In two's complement (integer representation used by x86), signed and unsigned addition are exactly the same operation

This allows for example hardware developers to implement it more efficiently with just one circuit.

So when you give input bytes to the x86 ADD instruction for example, it does not care if they are signed or not.

However, ADD does set a few flags depending on what happened during the operation:

  • carry: unsigned addition or subtraction result does not fit in bit size, e.g.: 0xFF + 0x01 or 0x00 - 0x01

    For addition, we would need to carry 1 to the next level.

  • sign: result has top bit set. I.e.: is negative if interpreted as signed.
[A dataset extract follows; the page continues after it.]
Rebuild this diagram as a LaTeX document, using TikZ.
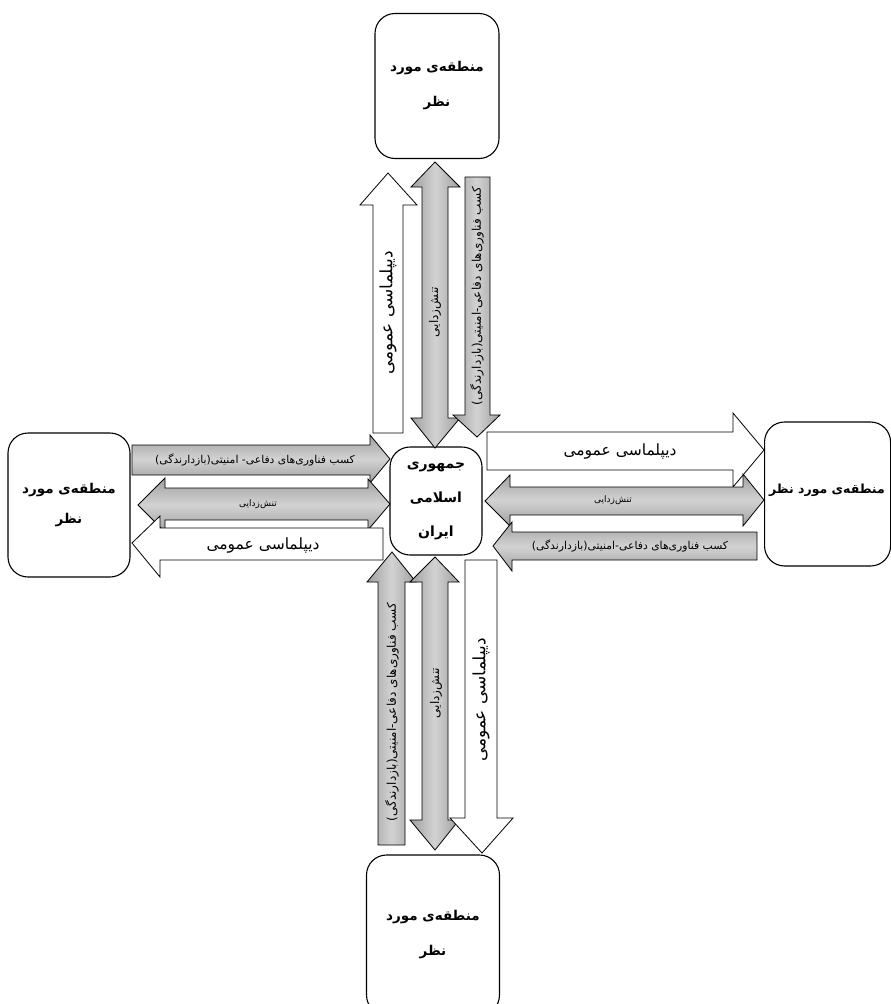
\documentclass[tikz,border=0pt]{standalone}
\usepackage{fontspec}
\setmainfont{DejaVu Sans}
\newfontfamily\fa[Script=Arabic]{DejaVu Sans}
\TeXXeTstate=1
\begin{document}
\begin{tikzpicture}[x=1pt,y=-1pt,
  regionbox/.style={draw, line width=1.1pt, rounded corners=20pt, fill=white, inner sep=0pt, align=center,
     font=\fa\bfseries\fontsize{13.5}{35}\selectfont},
  whitearr/.style={draw, line width=0.8pt, fill=white},
  grayh/.style={draw, line width=0.8pt, top color=gray!75, bottom color=gray!75, middle color=gray!35},
  grayv/.style={draw, line width=0.8pt, left color=gray!75, right color=gray!75, middle color=gray!35},
  biglab/.style={font=\fa\fontsize{15.5}{17}\selectfont, inner sep=0pt},
  bigvlab/.style={font=\fa\fontsize{17}{19}\selectfont, inner sep=0pt},
  smalllab/.style={font=\fa\fontsize{10.8}{12}\selectfont, inner sep=0pt},
  smallvlab/.style={font=\fa\fontsize{12}{13}\selectfont, inner sep=0pt},
  tinylab/.style={font=\fa\fontsize{9}{10}\selectfont, inner sep=0pt}]
\useasboundingbox (0,0) rectangle (891,1004);
\clip (0,0) rectangle (891,1004);

% boxes
\node[regionbox, minimum width=124pt, minimum height=145pt] (topbox) at (437,86)
  {\beginR منطقه‌ی مورد\endR\\\beginR نظر\endR};
\node[regionbox, minimum width=92pt, minimum height=108pt, font=\fa\bfseries\fontsize{14}{34}\selectfont] (center) at (436,501)
  {\beginR جمهوری\endR\\\beginR اسلامی\endR\\\beginR ایران\endR};
\node[regionbox, minimum width=122pt, minimum height=144pt, font=\fa\bfseries\fontsize{13.5}{30}\selectfont] (leftbox) at (69,505)
  {\beginR منطقه‌ی مورد\endR\\\beginR نظر\endR};
\node[regionbox, minimum width=126pt, minimum height=144pt, anchor=west] (rightbox) at (764,494) {};
\node[font=\fa\bfseries\fontsize{12.5}{16}\selectfont] (righttext) at (827,490) {\beginR منطقه‌ی مورد نظر\endR};
\node[regionbox, minimum width=133pt, minimum height=160pt] (bottombox) at (433,935)
  {\beginR منطقه‌ی مورد\endR\\\beginR نظر\endR};

% top arrows
\draw[whitearr] (373,433) -- (373,205) -- (360,205) -- (388,173) -- (417,205) -- (403,205) -- (403,433) -- cycle;
\node[bigvlab, rotate=90] (t1) at (388,313) {\beginR دیپلماسی عمومی\endR};
\draw[grayv] (422,418) -- (422,187) -- (411,187) -- (435,162) -- (460,187) -- (448,187) -- (448,418) -- (460,418) -- (435,448) -- (411,418) -- cycle;
\node[smallvlab, rotate=90] (t2) at (435,312) {\beginR تنش‌زدایی\endR};
\draw[grayv] (465,177) -- (490,177) -- (490,415) -- (500,415) -- (477,437) -- (453,415) -- (465,415) -- cycle;
\node[smallvlab, rotate=90] (t3) at (477,296) {\beginR کسب فناوری‌های دفاعی-امنیتی(بازدارندگی)\endR};

% left arrows
\draw[grayh] (132,445) -- (370,445) -- (370,435) -- (390,459) -- (370,483) -- (370,475) -- (132,475) -- cycle;
\node[smalllab] (l1) at (255,460) {\beginR کسب فناوری‌های دفاعی- امنیتی(بازدارندگی)\endR};
\draw[grayh] (165,488) -- (368,488) -- (368,479) -- (390,504) -- (368,530) -- (368,520) -- (165,520) -- (165,532) -- (138,505) -- (165,478) -- cycle;
\node[tinylab] (l2) at (258,504) {\beginR تنش‌زدایی\endR};
\draw[whitearr] (383,528) -- (160,528) -- (160,516) -- (132,543) -- (160,577) -- (160,560) -- (383,560) -- cycle;
\node[biglab] (l3) at (263,545) {\beginR دیپلماسی عمومی\endR};

% right arrows
\draw[whitearr] (487,432) -- (733,432) -- (733,413) -- (764,450) -- (733,487) -- (733,470) -- (487,470) -- cycle;
\node[biglab] (r1) at (620,451) {\beginR دیپلماسی عمومی\endR};
\draw[grayh] (510,487) -- (743,487) -- (743,474) -- (764,500) -- (743,526) -- (743,515) -- (510,515) -- (510,526) -- (485,501) -- (510,475) -- cycle;
\node[tinylab] (r2) at (613,500) {\beginR تنش‌زدایی\endR};
\draw[grayh] (757,532) -- (512,532) -- (512,522) -- (493,546) -- (512,571) -- (512,560) -- (757,560) -- cycle;
\node[smalllab] (r3) at (630,546) {\beginR کسب فناوری‌های دفاعی-امنیتی(بازدارندگی)\endR};

% bottom arrows
\draw[grayv] (378,845) -- (378,582) -- (367,582) -- (392,552) -- (416,582) -- (405,582) -- (405,845) -- cycle;
\node[smallvlab, rotate=90] (b1) at (392,712) {\beginR کسب فناوری‌های دفاعی-امنیتی(بازدارندگی)\endR};
\draw[grayv] (422,582) -- (410,582) -- (435,557) -- (459,582) -- (448,582) -- (448,820) -- (459,820) -- (435,850) -- (410,820) -- (422,820) -- cycle;
\node[smallvlab, rotate=90] (b2) at (436,693) {\beginR تنش‌زدایی\endR};
\draw[whitearr] (465,560) -- (497,560) -- (497,818) -- (513,818) -- (482,853) -- (450,818) -- (465,818) -- cycle;
\node[bigvlab, rotate=90] (b3) at (481,700) {\beginR دیپلماسی عمومی\endR};
\end{tikzpicture}
\end{document}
  • overflow: input top bits are both 0 and 0 or 1 and 1 and output inverted is the opposite.

    I.e. signed operation changed sigedness in an impossible way (e.g. positive + positive or negative

We can then interpret those flags in a way that makes comparison match our expectations for signed or unsigned numbers.
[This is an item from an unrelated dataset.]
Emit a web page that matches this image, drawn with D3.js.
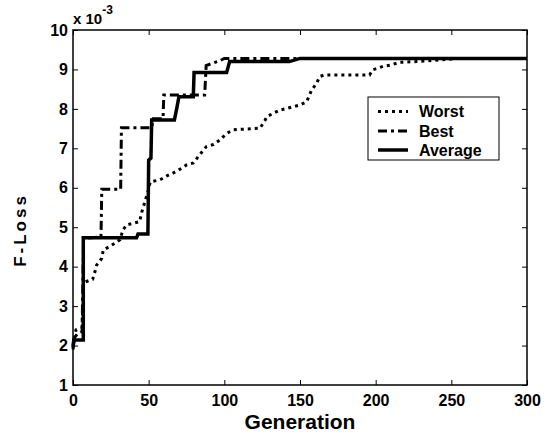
<!DOCTYPE html>
<html><head><meta charset="utf-8">
<script src="https://cdn.jsdelivr.net/npm/d3@7"></script>
<style>body{margin:0;background:#fff}svg{display:block}text{font-family:Arial,"Liberation Sans",sans-serif;font-weight:bold;fill:#000}</style>
</head><body>
<script>
const xTicks = [0, 50, 100, 150, 200, 250, 300];
const yTicks = [1, 2, 3, 4, 5, 6, 7, 8, 9, 10];
const seriesNames = ["Worst", "Best", "Average"];

const worstGen = [0,2,6,7,13,14.5,15.6,19,20,24,28,31,33,35.5,44,45.5,49.8,51,57.5,62,66,72,75,79.5,84,88,93,97,101.6,106,123.6,127,128,133,136.8,150,154.4,157.7,161,163,166,196,198,205,209.5,216,227,242.5,255,300];
const worstVal = [2.0,2.4,2.45,3.6,3.68,3.87,4.04,4.21,4.42,4.51,4.6,4.68,4.93,5.06,5.14,5.39,5.94,6.15,6.2,6.3,6.37,6.5,6.58,6.63,6.85,7.04,7.1,7.21,7.38,7.47,7.51,7.72,7.8,7.9,7.97,8.1,8.18,8.48,8.65,8.82,8.86,8.86,8.99,9.08,9.11,9.18,9.2,9.24,9.28,9.28];

const bestGen = [0,1,3,6,7,18.5,19,31.5,32,52,53,59.5,60,87,88,97,100,300];
const bestVal = [1.9,2.2,2.3,2.35,4.72,4.75,5.96,5.96,7.52,7.52,7.75,7.75,8.35,8.35,9.1,9.22,9.28,9.28];

const avgGen = [0,0.5,6.8,6.8,42,43,49.5,50,51.5,52,67,68.5,70,79.5,80,101.5,103.5,143,150,300];
const avgVal = [1.95,2.14,2.14,4.73,4.73,4.83,4.83,6.7,6.75,7.72,7.72,8.0,8.31,8.31,8.92,8.92,9.2,9.2,9.28,9.28];

const W = 547, H = 435;
const m = {left: 73, right: 527, top: 30, bottom: 385};
const svg = d3.select("body").append("svg").attr("width", W).attr("height", H);

const x = d3.scaleLinear().domain([0, 300]).range([m.left, m.right]);
const y = d3.scaleLinear().domain([1, 10]).range([m.bottom, m.top]);

const tickLen = 5;
const gx = svg.append("g").attr("transform", `translate(0,${m.bottom})`)
  .call(d3.axisBottom(x).tickValues(xTicks).tickSize(-tickLen).tickPadding(10).tickFormat(d3.format("d")));
const gxt = svg.append("g").attr("transform", `translate(0,${m.top})`)
  .call(d3.axisTop(x).tickValues(xTicks).tickSize(-tickLen).tickFormat(""));
const gy = svg.append("g").attr("transform", `translate(${m.left},0)`)
  .call(d3.axisLeft(y).tickValues(yTicks).tickSize(-tickLen).tickPadding(5).tickFormat(d3.format("d")));
const gyr = svg.append("g").attr("transform", `translate(${m.right},0)`)
  .call(d3.axisRight(y).tickValues(yTicks).tickSize(-tickLen).tickFormat(""));
[gx, gxt, gy, gyr].forEach(g => {
  g.select(".domain").remove();
  g.selectAll("line").attr("stroke", "#000").attr("stroke-width", 1);
  g.selectAll("text").style("font-size", "16px").style("font-weight", "bold")
    .style("font-family", "Arial, 'Liberation Sans', sans-serif").attr("fill", "#000");
});
gx.selectAll("text").attr("dy", "0.71em");

svg.append("rect").attr("x", m.left).attr("y", m.top)
  .attr("width", m.right - m.left).attr("height", m.bottom - m.top)
  .attr("fill", "none").attr("stroke", "#000").attr("stroke-width", 1.5);

// exponent label
const ex = svg.append("text").attr("x", m.left).attr("y", 24).style("font-size", "15px");
ex.append("tspan").text("x 10");
ex.append("tspan").attr("dy", -10).style("font-size", "12px").text("-3");

// x label
svg.append("text").attr("x", (m.left + m.right) / 2).attr("y", 429)
  .attr("text-anchor", "middle").style("font-size", "21px").text("Generation");

// y label
svg.append("text").attr("transform", "translate(26,230) rotate(-90)")
  .attr("text-anchor", "middle").style("font-size", "17px")
  .style("letter-spacing", "3px").text("F-Loss");

// lines
const styles = {
  Worst:   {dash: "3,4", w: 3},
  Best:    {dash: "9,4,3,4", w: 3},
  Average: {dash: null, w: 3.5}
};
const series = [
  {name: "Worst", gen: worstGen, val: worstVal},
  {name: "Best", gen: bestGen, val: bestVal},
  {name: "Average", gen: avgGen, val: avgVal}
];
const line = d3.line().x(d => x(d[0])).y(d => y(d[1]));
series.forEach(s => {
  const pts = s.gen.map((g, i) => [g, s.val[i]]);
  svg.append("path").datum(pts).attr("d", line)
    .attr("fill", "none").attr("stroke", "#000")
    .attr("stroke-width", styles[s.name].w)
    .attr("stroke-dasharray", styles[s.name].dash)
    .attr("stroke-linejoin", "miter");
});

// legend
const lg = svg.append("g");
lg.append("rect").attr("x", 368).attr("y", 97).attr("width", 131).attr("height", 63)
  .attr("fill", "#fff").attr("stroke", "#000").attr("stroke-width", 1);
const ly = [111.5, 131, 150];
seriesNames.forEach((n, i) => {
  lg.append("line").attr("x1", 378).attr("x2", 408).attr("y1", ly[i]).attr("y2", ly[i])
    .attr("stroke", "#000").attr("stroke-width", styles[n].w)
    .attr("stroke-dasharray", styles[n].dash);
  lg.append("text").attr("x", 419).attr("y", ly[i]).attr("dy", "0.36em")
    .style("font-size", "16px").text(n);
});
</script>
</body></html>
This interpretation is exactly what JA vs JG and JB vs JL do for us!

Code example

Here is GNU GAS a code snippet to make this more concrete:

/* 0x0 ==
 * * 0 in 2's complement signed
 * * 0 in 2's complement unsigned
mov $0, %al

/* 0xFF ==
 * *  -1 in 2's complement signed
 * * 255 in 2's complement unsigned
mov $0xFF, %bl

/* Do the operation "Is al < bl?" */
cmp %bl, %al

Note that AT&T syntax is "backwards": mov src, dst. So you have to mentally reverse the operands for the condition codes to make sense with cmp. In Intel syntax, this would be cmp al, bl

After this point, the following jumps would be taken:

  • JB, because 0 < 255
  • JNA, because !(0 > 255)
  • JNL, because !(0 < -1)
  • JG, because 0 > -1

Note how in this particular example the signedness mattered, e.g. JB is taken but not JL.

Runnable example with assertions.

Equals / Negated versions like JLE / JNG are just aliases

By looking at the Intel 64 and IA-32 Architectures Software Developer's Manuals Volume 2 section "Jcc - Jump if Condition Is Met" we see that the encodings are identical, for example:

Opcode  Instruction  Description
7E cb   JLE rel8     Jump short if less or equal (ZF=1 or SF ≠ OF).
7E cb   JNG rel8     Jump short if not greater (ZF=1 or SF ≠ OF).

The command JG simply means: Jump if Greater. The result of the preceding instructions is stored in certain processor flags (in this it would test if ZF=0 and SF=OF) and jump instruction act according to their state.